Method could advance biology and spur new approaches to disease

By Mark Dwortzan, Boston University College of Engineering

BOSTON — Cell traction forces, the tugging of individual cells on their immediate environment, play an important role in fundamental biological processes such as cell division, differentiation and migration, and more complex ones such as embryonic development and inflammation. When receptors on the cell surface called integrins adhere to the cell’s surrounding network of protein scaffolding known as the extracellular matrix, the forces they exert signal to the rest of the cell that important cellular processes are underway.

On the left, a microscope detects fluorophore light emission to gauge how much stress, depicted on the right, is exerted by integrin clusters at the edge of a cell. Credit: Brandon Blakely / University of Pennsylvania.

Measuring those forces over time could reveal more about the inner workings of normal and abnormal cellular development, and enable clinicians to more effectively diagnose and treat cancer, scarring and inflammation. Overcoming several limitations of conventional approaches, a new method developed by Professor Christopher Chen and collaborators at several institutions—including Harvard University, Stanford University, University of Pennsylvania, the Wyss Institute for Biologically Inspired Engineering, and the Howard Hughes Medical Institute (HHMI)—promises to measure cell traction forces at unprecedented resolution in space and time.

The researchers described and demonstrated this advance in the October 12 online edition of Nature Methods.

“Traditional methods that rely on watching cells pull on soft, synthetic materials could only resolve these forces at the micron or cellular scale, but the new method can do so at the nanoscale level where individual integrins adhere to the extracellular matrix, enabling researchers to obtain a much clearer picture of these forces,” said Chen, a world leader in tissue engineering and mechanobiology—the study of how physical forces and changes in cell or tissue mechanics contribute to development, physiology and disease.

With funding from the National Institutes of Health and HHMI, the research team engineered a new class of cell traction force probes consisting of single strands of DNA shaped as hairpins of different lengths and DNA sequences—each tuned to unfold when subject to a specific amount of force, and attached to a light-emitting fluorophore (a fluorescent chemical compound) and a “quencher” that effectively dims the fluorophore’s emitted light. When a cell’s integrin pulls on the extracellular matrix (ECM), the force that it exerts causes one of the DNA hairpin probes to unfold, thereby separating the quencher from the fluorophore and freeing it to emit light.

When a cell’s integrin pulls on the extracellular matrix, the force that it exerts causes one of the DNA hairpin probes to unfold, thereby separating the quencher from the fluorophore and freeing it to emit light. The light enables such forces to be measured by a microscope.
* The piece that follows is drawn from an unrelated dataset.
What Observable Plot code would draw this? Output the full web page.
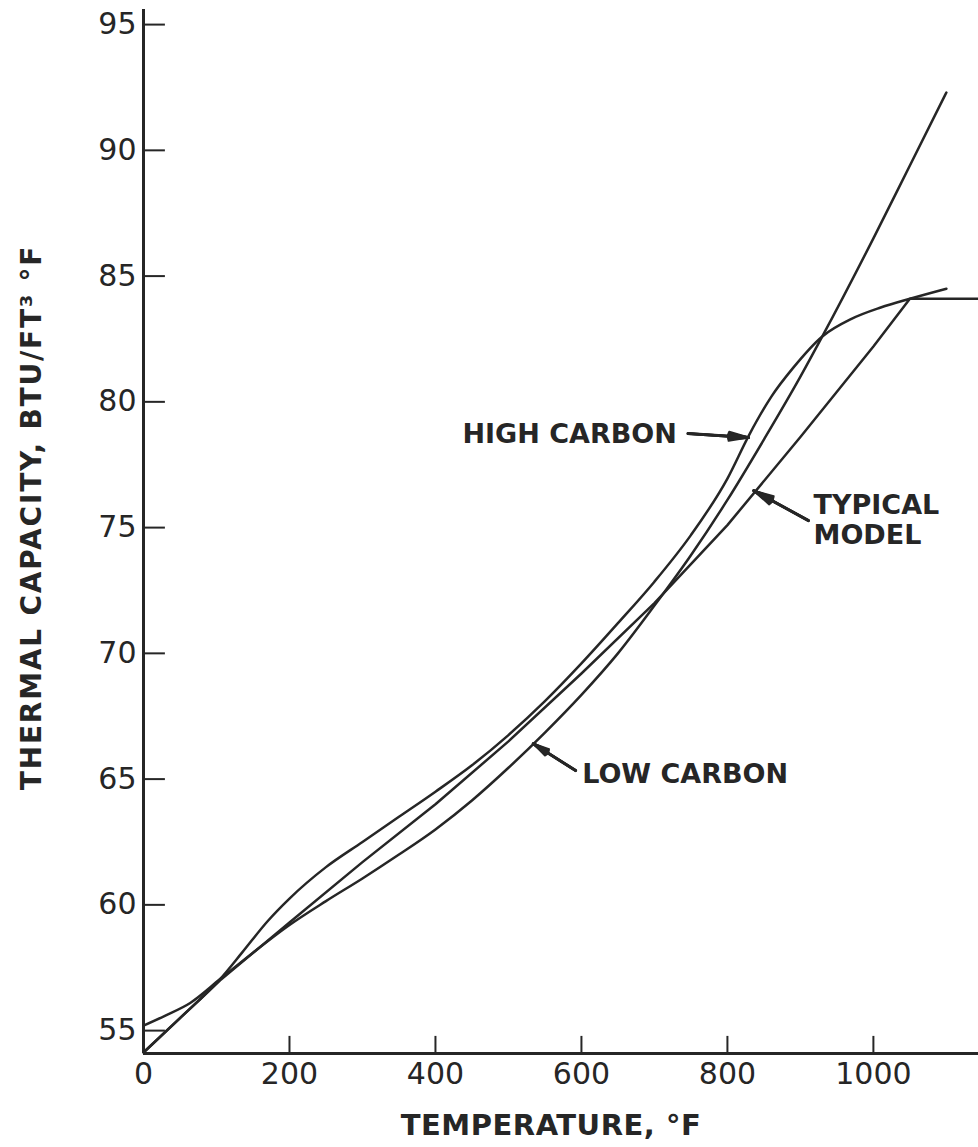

Credit: Brandon Blakely / University of Pennsylvania

Based on the intensity of this light, a microscope measures the forces exerted by clusters of integrins at each site where a cell adheres to the ECM, and shows how these forces are distributed throughout the cell. As microscopy advances, the new method will enable measurement of cell traction forces at the single integrin level as well.
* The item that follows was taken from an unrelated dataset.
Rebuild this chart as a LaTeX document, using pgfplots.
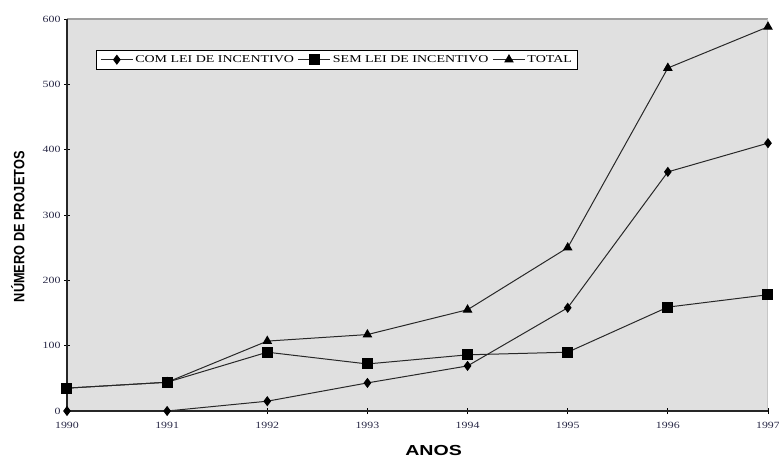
\documentclass[border=0pt]{standalone}
\usepackage{fontspec}
\setmainfont{Liberation Serif}
\newfontfamily\tickfont[FakeStretch=1.25]{Liberation Serif}
\newfontfamily\legfont[FakeStretch=1.33]{Liberation Serif}
\newfontfamily\ylabfont[FakeStretch=0.85]{Liberation Sans}
\newfontfamily\xlabfont[FakeStretch=1.35]{Liberation Sans}
\usepackage{pgfplots}
\pgfplotsset{compat=1.18}
\definecolor{bggray}{RGB}{224,224,224}
\definecolor{linec}{RGB}{40,40,40}
\definecolor{tickc}{RGB}{40,40,70}
\begin{document}
\begin{tikzpicture}
\useasboundingbox (-67bp,-48bp) rectangle (712bp,411bp);
\begin{axis}[
  at={(0,0)}, anchor=south west,
  scale only axis, width=701bp, height=392bp,
  xmin=1990, xmax=1997, ymin=0, ymax=600,
  xtick={1990,1991,...,1997}, ytick={0,100,...,600},
  /pgf/number format/assume math mode=true,
  x tick label style={/pgf/number format/1000 sep={}, font=\tickfont\fontsize{9.5bp}{10bp}\selectfont, text=tickc, yshift=-5bp},
  y tick label style={font=\tickfont\fontsize{9.5bp}{10bp}\selectfont, text=tickc},
  tick align=center, major tick length=6bp,
  xtick pos=bottom, ytick pos=left,
  tick style={black, line width=0.8bp},
  axis line style={draw=none},
  axis background/.style={fill=bggray},
  clip=false,
  xlabel={\xlabfont\bfseries\fontsize{14.5bp}{16bp}\selectfont ANOS},
  xlabel style={at={(axis description cs:0.523,-0.102)}, anchor=center},
  ylabel={\ylabfont\bfseries\fontsize{15bp}{16bp}\selectfont NÚMERO DE PROJETOS},
  ylabel style={at={(axis description cs:-0.07,0.47)}, anchor=center},
  legend columns=3,
  legend style={at={(axis description cs:0.042,0.922)}, anchor=north west,
    fill=white, draw=black, line width=0.8bp, inner sep=3.5bp,
    font=\legfont\fontsize{10.5bp}{11bp}\selectfont,
    /tikz/every even column/.append style={column sep=2bp}},
  legend image code/.code={\draw[mark repeat=2,mark phase=2,line width=1bp] plot coordinates {(0bp,0bp) (16bp,0bp) (32bp,0bp)};},
  every axis plot/.append style={linec, line width=1bp, mark options={fill=black, draw=black, solid}},
]
\draw[gray!75, line width=1.6bp] (rel axis cs:0,1) -- (rel axis cs:1,1);
\draw[gray!45, line width=1bp] (rel axis cs:1,0) -- (rel axis cs:1,1);
\draw[black!85, line width=1.6bp] (rel axis cs:0,0) -- (rel axis cs:0,1);
\draw[black!85, line width=1.6bp] (rel axis cs:0,0) -- (rel axis cs:1,0);
\addplot[mark=diamond*, mark size=4.3bp] coordinates {(1990,0)(1991,0)(1992,15)(1993,43)(1994,69)(1995,158)(1996,366)(1997,410)};
\addlegendentry{COM LEI DE INCENTIVO}
\addplot[mark=square*, mark size=5bp] coordinates {(1990,35)(1991,44)(1992,90)(1993,72)(1994,86)(1995,90)(1996,159)(1997,178)};
\addlegendentry{SEM LEI DE INCENTIVO}
\addplot[mark=triangle*, mark size=4.6bp] coordinates {(1990,35)(1991,44)(1992,107)(1993,117)(1994,155)(1995,250)(1996,525)(1997,588)};
\addlegendentry{TOTAL}
\end{axis}
\end{tikzpicture}
\end{document}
Chen conceived of the new approach with David Liu, a Harvard University professor of chemistry and chemical biology, over a long flight, and now aims to implement it to help uncover new knowledge about the mechanisms underlying cellular development.

“By engineering individual molecules as light-emitting force sensors, we hope to be able to use these as coatings to better understand how cells generate forces in a variety of settings where they have not been characterized,” he said.